IBM researches have recently established a new efficiency record for solar cells made of cheap materials and they were very near to the level of commercial solar panels. They managed to increase the efficiency with almost 40% of their solar cells, from 6,7 percent to 9,6 percent. To reduce even more the costs, these solar cells are build with an inexpensive ink-based process.
The new cell’s semiconductor material is made of abundant elements like copper, zinc, tin, and sulfur but as well as a relatively rare element selenium (CZTS).
Why can CZTS cells become the future of solar power? Well the IBM solar cell could easily become an alternative to thin film solar cells. This film solar cells use materials that are able to absorb very easily light, and the leading thin film manufacturer uses tellurium.

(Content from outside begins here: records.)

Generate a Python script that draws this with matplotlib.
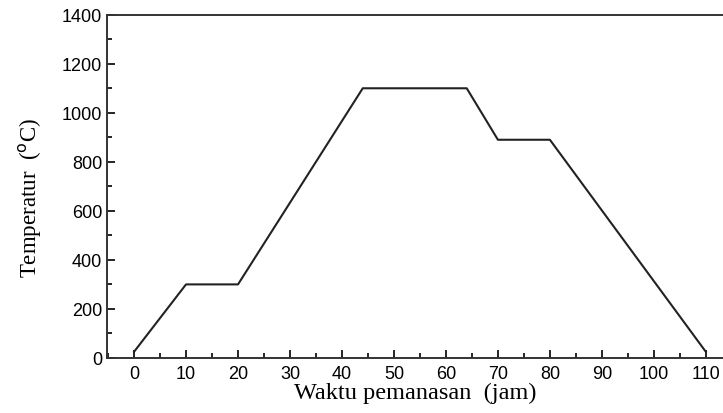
import matplotlib
matplotlib.use("Agg")
import matplotlib.pyplot as plt
from matplotlib.ticker import MultipleLocator

# heating schedule
time_h = [0, 10, 20, 44, 64, 70, 80, 110]
temp_c = [25, 300, 300, 1100, 1100, 890, 890, 25]
x_ticks = [0, 10, 20, 30, 40, 50, 60, 70, 80, 90, 100, 110]
y_ticks = [0, 200, 400, 600, 800, 1000, 1200, 1400]

fig = plt.figure(figsize=(7.23, 4.14), dpi=100)
ax = fig.add_axes([0.148, 0.133, 0.852, 0.829])

ax.plot(time_h, temp_c, color="#222222", lw=1.5)

ax.set_xlim(-5.2, 113.3)
ax.set_ylim(0, 1400)
ax.set_xticks(x_ticks)
ax.set_yticks(y_ticks)
ax.xaxis.set_minor_locator(MultipleLocator(5))
ax.yaxis.set_minor_locator(MultipleLocator(100))
ax.tick_params(which="both", direction="in", labelsize=13, width=1.2)
ax.tick_params(which="major", length=6)
ax.tick_params(which="minor", length=3.5)
ax.tick_params(axis="x", pad=5)
for lab in ax.get_xticklabels() + ax.get_yticklabels():
    lab.set_fontfamily("Liberation Sans")

ax.spines["right"].set_visible(False)
for s in ["left", "top", "bottom"]:
    ax.spines[s].set_linewidth(1.4)
    ax.spines[s].set_color("#333333")

ax.set_xlabel("Waktu pemanasan  (jam)", fontfamily="Liberation Serif", fontsize=17.5, labelpad=0)
ax.set_ylabel("Temperatur  ($^{\\mathrm{o}}$C)", fontfamily="Liberation Serif", fontsize=16.5)
ax.yaxis.set_label_coords(-0.103, 0.47)

fig.savefig("out.png", dpi=100)
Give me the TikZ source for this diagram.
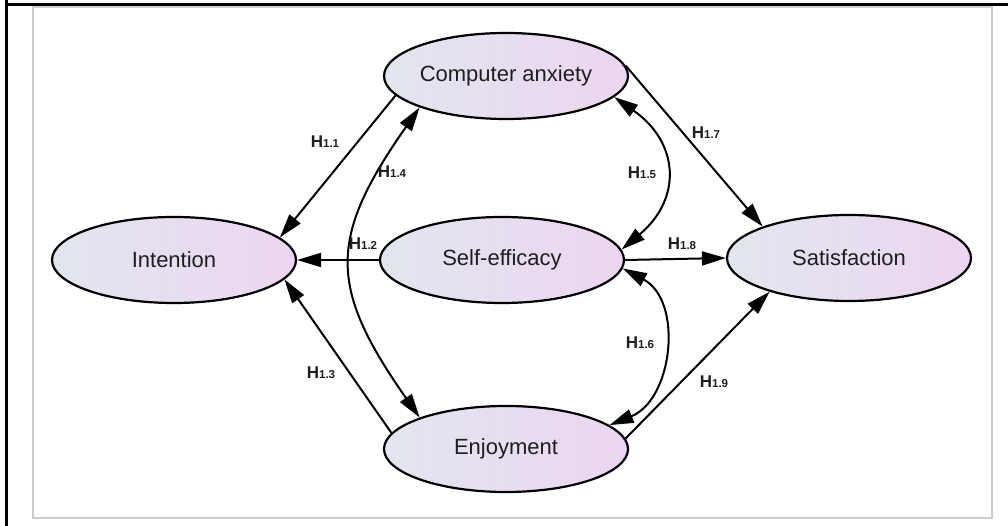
\documentclass[tikz,border=0pt]{standalone}
\usepackage{fontspec}
\setmainfont{Liberation Sans}
\usetikzlibrary{shapes.geometric,arrows.meta}
\definecolor{lblue}{RGB}{226,230,238}
\definecolor{lpink}{RGB}{236,213,242}
\definecolor{txt}{RGB}{30,30,30}
\newcommand{\hlab}[1]{H{\fontsize{11.5}{13}\selectfont #1}}
\tikzset{
  latent/.style={ellipse,draw=black,line width=2.2pt,left color=lblue,right color=lpink,
    minimum width=244pt,minimum height=86pt,inner sep=0pt,text=txt,
    font=\fontsize{22}{26}\selectfont},
  link/.style={line width=2pt,-{Triangle[length=24pt,width=14pt]}},
  both/.style={line width=2pt,{Triangle[length=24pt,width=14pt]}-{Triangle[length=24pt,width=14pt]}},
  hyp/.style={inner sep=0pt,text=txt,font=\fontsize{17}{20}\selectfont\bfseries}
}
\begin{document}
\begin{tikzpicture}[x=1pt,y=1pt]
\useasboundingbox (0,0) rectangle (1008,526);
\fill [white] (0,0) rectangle (1008,526);
\draw [gray!40,line width=1.5pt] (33,8) rectangle (992,519);
\draw [black,line width=3pt] (5,521) -- (1008,521);
\draw [black,line width=3pt] (6.5,0) -- (6.5,526);

\node[latent] (int) at (174,266) {Intention};
\node[latent] (ca) at (506,450) {Computer anxiety};
\node[latent] (se) at (502,266) {Self-efficacy};
\node[latent] (sat) at (849,268) {Satisfaction};
\node[latent] (enj) at (506,77) {Enjoyment};

\draw [link] (ca.190) -- (int.12);
\draw [link] (se.west) -- (int.east);
\draw [link] (enj.172) -- (int.350);
\draw [both] (ca.200) to[out=235,in=125,looseness=1.32] (enj.160);
\draw [both] (ca.349) to[out=-35,in=40,looseness=1.33] (se.5);
\draw [both] (se.356) to[out=-28,in=22,looseness=1.12] (enj.13);
\draw [link] (ca.5) -- (sat.160);
\draw [link] (se.east) -- (sat.west);
\draw [link] (enj.5) -- (sat.203);

\node[hyp] (h11) at (325,384) {\hlab{1.1}};
\node[hyp] (h12) at (363,282) {\hlab{1.2}};
\node[hyp] (h13) at (321,153) {\hlab{1.3}};
\node[hyp] (h14) at (392,354) {\hlab{1.4}};
\node[hyp] (h15) at (642,353) {\hlab{1.5}};
\node[hyp] (h16) at (640,183) {\hlab{1.6}};
\node[hyp] (h17) at (706,393) {\hlab{1.7}};
\node[hyp] (h18) at (682,282) {\hlab{1.8}};
\node[hyp] (h19) at (714,144) {\hlab{1.9}};
\end{tikzpicture}
\end{document}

Tellurium is a very rare element, compared with selenium, which will not be able to sustain the needs of a growing energy demand and for sure it will need an urgent replacement. Even though selenium is very rare compared to gallium or indium, IBM’s solar cell could still compete with copper indium gallium and selenium cells (CIGS). The reason is that selenium is much cheaper than indium and gallium.
The ink-based manufacturing process solves not only the costs issue of CZTS cells but the efficiency problem as well. To make the cells a commercial solution, the efficiency needs to be increased in the lab to at least 12-15 percent, in order to make the manufacturers confident they will reach at least 10 percent efficiency. The 15% efficiency should be easily reachable either by improving other parts of the solar cell besides the main CZTS material, or by doping the semiconductor with other trace elements.